⟨

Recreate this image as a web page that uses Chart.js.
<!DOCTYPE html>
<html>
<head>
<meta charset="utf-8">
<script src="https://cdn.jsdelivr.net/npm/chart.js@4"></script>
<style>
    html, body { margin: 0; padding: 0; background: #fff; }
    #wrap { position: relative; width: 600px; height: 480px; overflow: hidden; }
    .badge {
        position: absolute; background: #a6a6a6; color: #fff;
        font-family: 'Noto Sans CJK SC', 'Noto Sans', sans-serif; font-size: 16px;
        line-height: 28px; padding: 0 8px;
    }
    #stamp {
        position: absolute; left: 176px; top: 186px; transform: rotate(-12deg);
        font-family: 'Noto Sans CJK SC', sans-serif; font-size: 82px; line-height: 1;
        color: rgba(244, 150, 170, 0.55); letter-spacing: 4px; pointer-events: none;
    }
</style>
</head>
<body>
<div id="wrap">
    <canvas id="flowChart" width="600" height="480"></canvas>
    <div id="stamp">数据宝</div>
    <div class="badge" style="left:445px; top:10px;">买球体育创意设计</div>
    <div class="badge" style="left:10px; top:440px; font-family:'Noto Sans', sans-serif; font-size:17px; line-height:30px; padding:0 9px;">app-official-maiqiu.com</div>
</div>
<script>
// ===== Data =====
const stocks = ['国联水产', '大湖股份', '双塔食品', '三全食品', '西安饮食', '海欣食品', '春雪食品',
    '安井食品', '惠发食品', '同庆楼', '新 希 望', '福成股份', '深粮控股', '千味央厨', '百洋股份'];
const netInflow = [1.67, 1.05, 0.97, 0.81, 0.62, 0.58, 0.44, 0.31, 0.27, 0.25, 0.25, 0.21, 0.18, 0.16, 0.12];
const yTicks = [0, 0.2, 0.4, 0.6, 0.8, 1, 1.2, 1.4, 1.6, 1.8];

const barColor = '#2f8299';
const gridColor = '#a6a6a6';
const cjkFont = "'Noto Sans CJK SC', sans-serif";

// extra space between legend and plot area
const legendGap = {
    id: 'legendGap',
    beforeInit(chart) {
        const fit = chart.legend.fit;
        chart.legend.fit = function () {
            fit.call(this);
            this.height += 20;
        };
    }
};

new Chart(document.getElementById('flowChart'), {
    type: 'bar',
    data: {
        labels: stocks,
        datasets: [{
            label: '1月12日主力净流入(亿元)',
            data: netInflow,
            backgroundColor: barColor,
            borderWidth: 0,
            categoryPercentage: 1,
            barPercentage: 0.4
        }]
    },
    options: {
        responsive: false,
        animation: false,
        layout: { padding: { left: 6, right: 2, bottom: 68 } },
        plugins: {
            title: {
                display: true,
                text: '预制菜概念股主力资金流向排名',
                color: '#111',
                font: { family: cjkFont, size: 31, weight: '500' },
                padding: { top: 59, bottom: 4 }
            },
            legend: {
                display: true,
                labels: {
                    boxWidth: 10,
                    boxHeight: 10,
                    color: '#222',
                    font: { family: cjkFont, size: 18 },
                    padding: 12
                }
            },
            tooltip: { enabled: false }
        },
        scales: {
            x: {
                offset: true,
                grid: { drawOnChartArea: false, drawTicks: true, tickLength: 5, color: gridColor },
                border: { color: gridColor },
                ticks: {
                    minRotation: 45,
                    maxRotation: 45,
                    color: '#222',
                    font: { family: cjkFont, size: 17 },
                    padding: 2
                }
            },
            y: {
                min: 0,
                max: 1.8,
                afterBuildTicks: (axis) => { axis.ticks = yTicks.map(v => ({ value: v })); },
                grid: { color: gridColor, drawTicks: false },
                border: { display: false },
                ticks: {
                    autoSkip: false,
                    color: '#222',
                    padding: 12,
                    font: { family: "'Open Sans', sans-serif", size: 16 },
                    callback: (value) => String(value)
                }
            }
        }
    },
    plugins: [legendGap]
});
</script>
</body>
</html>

⟩

EXERCISE DIRECTIONS: Reproduce all of the material above word for word.

EXERCISE SOLUTION:
Recreate this image as a web page that uses Chart.js.
<!DOCTYPE html>
<html>
<head>
<meta charset="utf-8">
<script src="https://cdn.jsdelivr.net/npm/chart.js@4"></script>
<style>
    html, body { margin: 0; padding: 0; background: #fff; }
    #wrap { position: relative; width: 600px; height: 480px; overflow: hidden; }
    .badge {
        position: absolute; background: #a6a6a6; color: #fff;
        font-family: 'Noto Sans CJK SC', 'Noto Sans', sans-serif; font-size: 16px;
        line-height: 28px; padding: 0 8px;
    }
    #stamp {
        position: absolute; left: 176px; top: 186px; transform: rotate(-12deg);
        font-family: 'Noto Sans CJK SC', sans-serif; font-size: 82px; line-height: 1;
        color: rgba(244, 150, 170, 0.55); letter-spacing: 4px; pointer-events: none;
    }
</style>
</head>
<body>
<div id="wrap">
    <canvas id="flowChart" width="600" height="480"></canvas>
    <div id="stamp">数据宝</div>
    <div class="badge" style="left:445px; top:10px;">买球体育创意设计</div>
    <div class="badge" style="left:10px; top:440px; font-family:'Noto Sans', sans-serif; font-size:17px; line-height:30px; padding:0 9px;">app-official-maiqiu.com</div>
</div>
<script>
// ===== Data =====
const stocks = ['国联水产', '大湖股份', '双塔食品', '三全食品', '西安饮食', '海欣食品', '春雪食品',
    '安井食品', '惠发食品', '同庆楼', '新 希 望', '福成股份', '深粮控股', '千味央厨', '百洋股份'];
const netInflow = [1.67, 1.05, 0.97, 0.81, 0.62, 0.58, 0.44, 0.31, 0.27, 0.25, 0.25, 0.21, 0.18, 0.16, 0.12];
const yTicks = [0, 0.2, 0.4, 0.6, 0.8, 1, 1.2, 1.4, 1.6, 1.8];

const barColor = '#2f8299';
const gridColor = '#a6a6a6';
const cjkFont = "'Noto Sans CJK SC', sans-serif";

// extra space between legend and plot area
const legendGap = {
    id: 'legendGap',
    beforeInit(chart) {
        const fit = chart.legend.fit;
        chart.legend.fit = function () {
            fit.call(this);
            this.height += 20;
        };
    }
};

new Chart(document.getElementById('flowChart'), {
    type: 'bar',
    data: {
        labels: stocks,
        datasets: [{
            label: '1月12日主力净流入(亿元)',
            data: netInflow,
            backgroundColor: barColor,
            borderWidth: 0,
            categoryPercentage: 1,
            barPercentage: 0.4
        }]
    },
    options: {
        responsive: false,
        animation: false,
        layout: { padding: { left: 6, right: 2, bottom: 68 } },
        plugins: {
            title: {
                display: true,
                text: '预制菜概念股主力资金流向排名',
                color: '#111',
                font: { family: cjkFont, size: 31, weight: '500' },
                padding: { top: 59, bottom: 4 }
            },
            legend: {
                display: true,
                labels: {
                    boxWidth: 10,
                    boxHeight: 10,
                    color: '#222',
                    font: { family: cjkFont, size: 18 },
                    padding: 12
                }
            },
            tooltip: { enabled: false }
        },
        scales: {
            x: {
                offset: true,
                grid: { drawOnChartArea: false, drawTicks: true, tickLength: 5, color: gridColor },
                border: { color: gridColor },
                ticks: {
                    minRotation: 45,
                    maxRotation: 45,
                    color: '#222',
                    font: { family: cjkFont, size: 17 },
                    padding: 2
                }
            },
            y: {
                min: 0,
                max: 1.8,
                afterBuildTicks: (axis) => { axis.ticks = yTicks.map(v => ({ value: v })); },
                grid: { color: gridColor, drawTicks: false },
                border: { display: false },
                ticks: {
                    autoSkip: false,
                    color: '#222',
                    padding: 12,
                    font: { family: "'Open Sans', sans-serif", size: 16 },
                    callback: (value) => String(value)
                }
            }
        }
    },
    plugins: [legendGap]
});
</script>
</body>
</html>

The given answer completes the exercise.